* Data:
>> start
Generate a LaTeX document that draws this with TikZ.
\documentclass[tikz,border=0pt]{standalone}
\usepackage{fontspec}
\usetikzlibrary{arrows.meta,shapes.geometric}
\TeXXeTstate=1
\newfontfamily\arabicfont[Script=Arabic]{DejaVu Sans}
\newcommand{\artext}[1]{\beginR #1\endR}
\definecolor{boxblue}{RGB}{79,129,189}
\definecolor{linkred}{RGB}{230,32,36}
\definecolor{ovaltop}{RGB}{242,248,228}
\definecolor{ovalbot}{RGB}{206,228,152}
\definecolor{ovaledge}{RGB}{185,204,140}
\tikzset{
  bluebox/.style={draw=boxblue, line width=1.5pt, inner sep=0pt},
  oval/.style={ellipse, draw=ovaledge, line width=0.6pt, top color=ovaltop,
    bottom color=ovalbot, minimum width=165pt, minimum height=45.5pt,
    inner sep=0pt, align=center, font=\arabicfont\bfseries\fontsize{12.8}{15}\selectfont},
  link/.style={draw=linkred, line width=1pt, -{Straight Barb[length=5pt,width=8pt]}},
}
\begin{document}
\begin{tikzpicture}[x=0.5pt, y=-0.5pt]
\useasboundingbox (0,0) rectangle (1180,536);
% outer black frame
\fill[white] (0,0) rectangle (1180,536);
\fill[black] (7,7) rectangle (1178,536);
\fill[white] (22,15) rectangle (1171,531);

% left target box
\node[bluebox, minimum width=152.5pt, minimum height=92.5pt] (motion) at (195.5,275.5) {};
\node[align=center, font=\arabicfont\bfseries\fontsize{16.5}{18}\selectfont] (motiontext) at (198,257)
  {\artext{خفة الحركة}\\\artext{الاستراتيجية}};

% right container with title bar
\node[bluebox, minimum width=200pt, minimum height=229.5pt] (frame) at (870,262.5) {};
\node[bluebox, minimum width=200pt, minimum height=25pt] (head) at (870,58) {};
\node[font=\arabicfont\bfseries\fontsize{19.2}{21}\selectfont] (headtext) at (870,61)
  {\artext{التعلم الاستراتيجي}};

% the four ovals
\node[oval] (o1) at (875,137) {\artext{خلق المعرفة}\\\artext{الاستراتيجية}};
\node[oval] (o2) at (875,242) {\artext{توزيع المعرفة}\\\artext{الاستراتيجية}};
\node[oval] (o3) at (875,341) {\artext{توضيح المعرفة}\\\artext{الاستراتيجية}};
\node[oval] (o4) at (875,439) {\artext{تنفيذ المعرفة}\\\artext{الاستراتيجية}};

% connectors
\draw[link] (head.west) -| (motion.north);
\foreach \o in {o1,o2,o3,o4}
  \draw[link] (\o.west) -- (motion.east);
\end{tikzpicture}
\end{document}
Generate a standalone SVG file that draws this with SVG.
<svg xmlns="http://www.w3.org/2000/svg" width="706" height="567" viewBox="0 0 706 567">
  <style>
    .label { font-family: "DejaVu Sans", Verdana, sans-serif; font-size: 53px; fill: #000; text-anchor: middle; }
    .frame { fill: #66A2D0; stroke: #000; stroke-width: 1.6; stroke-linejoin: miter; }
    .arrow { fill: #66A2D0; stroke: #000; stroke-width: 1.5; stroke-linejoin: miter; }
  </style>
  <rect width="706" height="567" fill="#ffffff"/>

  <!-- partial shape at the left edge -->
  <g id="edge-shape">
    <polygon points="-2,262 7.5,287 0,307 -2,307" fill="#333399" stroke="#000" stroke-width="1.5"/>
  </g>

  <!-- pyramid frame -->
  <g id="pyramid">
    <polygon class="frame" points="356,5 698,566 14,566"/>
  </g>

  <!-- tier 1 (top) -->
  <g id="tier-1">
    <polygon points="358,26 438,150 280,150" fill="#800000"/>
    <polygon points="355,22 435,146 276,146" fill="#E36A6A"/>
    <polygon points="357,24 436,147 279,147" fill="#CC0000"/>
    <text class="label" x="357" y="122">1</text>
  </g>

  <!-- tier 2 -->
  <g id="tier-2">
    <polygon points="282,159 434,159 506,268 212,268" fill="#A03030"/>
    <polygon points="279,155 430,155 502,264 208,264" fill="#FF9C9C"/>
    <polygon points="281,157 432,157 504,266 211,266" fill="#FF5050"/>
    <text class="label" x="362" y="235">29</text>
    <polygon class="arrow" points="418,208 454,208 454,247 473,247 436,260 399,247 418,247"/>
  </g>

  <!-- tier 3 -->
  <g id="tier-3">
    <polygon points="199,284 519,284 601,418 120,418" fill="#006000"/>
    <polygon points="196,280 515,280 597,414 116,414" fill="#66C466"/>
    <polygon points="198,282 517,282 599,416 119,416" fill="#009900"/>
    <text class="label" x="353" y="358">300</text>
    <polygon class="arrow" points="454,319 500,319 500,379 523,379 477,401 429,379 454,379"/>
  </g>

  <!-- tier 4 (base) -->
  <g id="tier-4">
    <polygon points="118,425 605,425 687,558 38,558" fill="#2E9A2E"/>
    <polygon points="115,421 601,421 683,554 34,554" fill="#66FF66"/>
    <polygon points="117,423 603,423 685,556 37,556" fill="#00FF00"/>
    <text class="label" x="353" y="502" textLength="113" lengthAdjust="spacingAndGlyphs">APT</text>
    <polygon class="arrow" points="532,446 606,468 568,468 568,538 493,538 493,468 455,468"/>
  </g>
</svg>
>> end
* Directive: Extract all of the data shown above without alteration.

* Exercise result:
Generate a LaTeX document that draws this with TikZ.
\documentclass[tikz,border=0pt]{standalone}
\usepackage{fontspec}
\usetikzlibrary{arrows.meta,shapes.geometric}
\TeXXeTstate=1
\newfontfamily\arabicfont[Script=Arabic]{DejaVu Sans}
\newcommand{\artext}[1]{\beginR #1\endR}
\definecolor{boxblue}{RGB}{79,129,189}
\definecolor{linkred}{RGB}{230,32,36}
\definecolor{ovaltop}{RGB}{242,248,228}
\definecolor{ovalbot}{RGB}{206,228,152}
\definecolor{ovaledge}{RGB}{185,204,140}
\tikzset{
  bluebox/.style={draw=boxblue, line width=1.5pt, inner sep=0pt},
  oval/.style={ellipse, draw=ovaledge, line width=0.6pt, top color=ovaltop,
    bottom color=ovalbot, minimum width=165pt, minimum height=45.5pt,
    inner sep=0pt, align=center, font=\arabicfont\bfseries\fontsize{12.8}{15}\selectfont},
  link/.style={draw=linkred, line width=1pt, -{Straight Barb[length=5pt,width=8pt]}},
}
\begin{document}
\begin{tikzpicture}[x=0.5pt, y=-0.5pt]
\useasboundingbox (0,0) rectangle (1180,536);
% outer black frame
\fill[white] (0,0) rectangle (1180,536);
\fill[black] (7,7) rectangle (1178,536);
\fill[white] (22,15) rectangle (1171,531);

% left target box
\node[bluebox, minimum width=152.5pt, minimum height=92.5pt] (motion) at (195.5,275.5) {};
\node[align=center, font=\arabicfont\bfseries\fontsize{16.5}{18}\selectfont] (motiontext) at (198,257)
  {\artext{خفة الحركة}\\\artext{الاستراتيجية}};

% right container with title bar
\node[bluebox, minimum width=200pt, minimum height=229.5pt] (frame) at (870,262.5) {};
\node[bluebox, minimum width=200pt, minimum height=25pt] (head) at (870,58) {};
\node[font=\arabicfont\bfseries\fontsize{19.2}{21}\selectfont] (headtext) at (870,61)
  {\artext{التعلم الاستراتيجي}};

% the four ovals
\node[oval] (o1) at (875,137) {\artext{خلق المعرفة}\\\artext{الاستراتيجية}};
\node[oval] (o2) at (875,242) {\artext{توزيع المعرفة}\\\artext{الاستراتيجية}};
\node[oval] (o3) at (875,341) {\artext{توضيح المعرفة}\\\artext{الاستراتيجية}};
\node[oval] (o4) at (875,439) {\artext{تنفيذ المعرفة}\\\artext{الاستراتيجية}};

% connectors
\draw[link] (head.west) -| (motion.north);
\foreach \o in {o1,o2,o3,o4}
  \draw[link] (\o.west) -- (motion.east);
\end{tikzpicture}
\end{document}
Generate a standalone SVG file that draws this with SVG.
<svg xmlns="http://www.w3.org/2000/svg" width="706" height="567" viewBox="0 0 706 567">
  <style>
    .label { font-family: "DejaVu Sans", Verdana, sans-serif; font-size: 53px; fill: #000; text-anchor: middle; }
    .frame { fill: #66A2D0; stroke: #000; stroke-width: 1.6; stroke-linejoin: miter; }
    .arrow { fill: #66A2D0; stroke: #000; stroke-width: 1.5; stroke-linejoin: miter; }
  </style>
  <rect width="706" height="567" fill="#ffffff"/>

  <!-- partial shape at the left edge -->
  <g id="edge-shape">
    <polygon points="-2,262 7.5,287 0,307 -2,307" fill="#333399" stroke="#000" stroke-width="1.5"/>
  </g>

  <!-- pyramid frame -->
  <g id="pyramid">
    <polygon class="frame" points="356,5 698,566 14,566"/>
  </g>

  <!-- tier 1 (top) -->
  <g id="tier-1">
    <polygon points="358,26 438,150 280,150" fill="#800000"/>
    <polygon points="355,22 435,146 276,146" fill="#E36A6A"/>
    <polygon points="357,24 436,147 279,147" fill="#CC0000"/>
    <text class="label" x="357" y="122">1</text>
  </g>

  <!-- tier 2 -->
  <g id="tier-2">
    <polygon points="282,159 434,159 506,268 212,268" fill="#A03030"/>
    <polygon points="279,155 430,155 502,264 208,264" fill="#FF9C9C"/>
    <polygon points="281,157 432,157 504,266 211,266" fill="#FF5050"/>
    <text class="label" x="362" y="235">29</text>
    <polygon class="arrow" points="418,208 454,208 454,247 473,247 436,260 399,247 418,247"/>
  </g>

  <!-- tier 3 -->
  <g id="tier-3">
    <polygon points="199,284 519,284 601,418 120,418" fill="#006000"/>
    <polygon points="196,280 515,280 597,414 116,414" fill="#66C466"/>
    <polygon points="198,282 517,282 599,416 119,416" fill="#009900"/>
    <text class="label" x="353" y="358">300</text>
    <polygon class="arrow" points="454,319 500,319 500,379 523,379 477,401 429,379 454,379"/>
  </g>

  <!-- tier 4 (base) -->
  <g id="tier-4">
    <polygon points="118,425 605,425 687,558 38,558" fill="#2E9A2E"/>
    <polygon points="115,421 601,421 683,554 34,554" fill="#66FF66"/>
    <polygon points="117,423 603,423 685,556 37,556" fill="#00FF00"/>
    <text class="label" x="353" y="502" textLength="113" lengthAdjust="spacingAndGlyphs">APT</text>
    <polygon class="arrow" points="532,446 606,468 568,468 568,538 493,538 493,468 455,468"/>
  </g>
</svg>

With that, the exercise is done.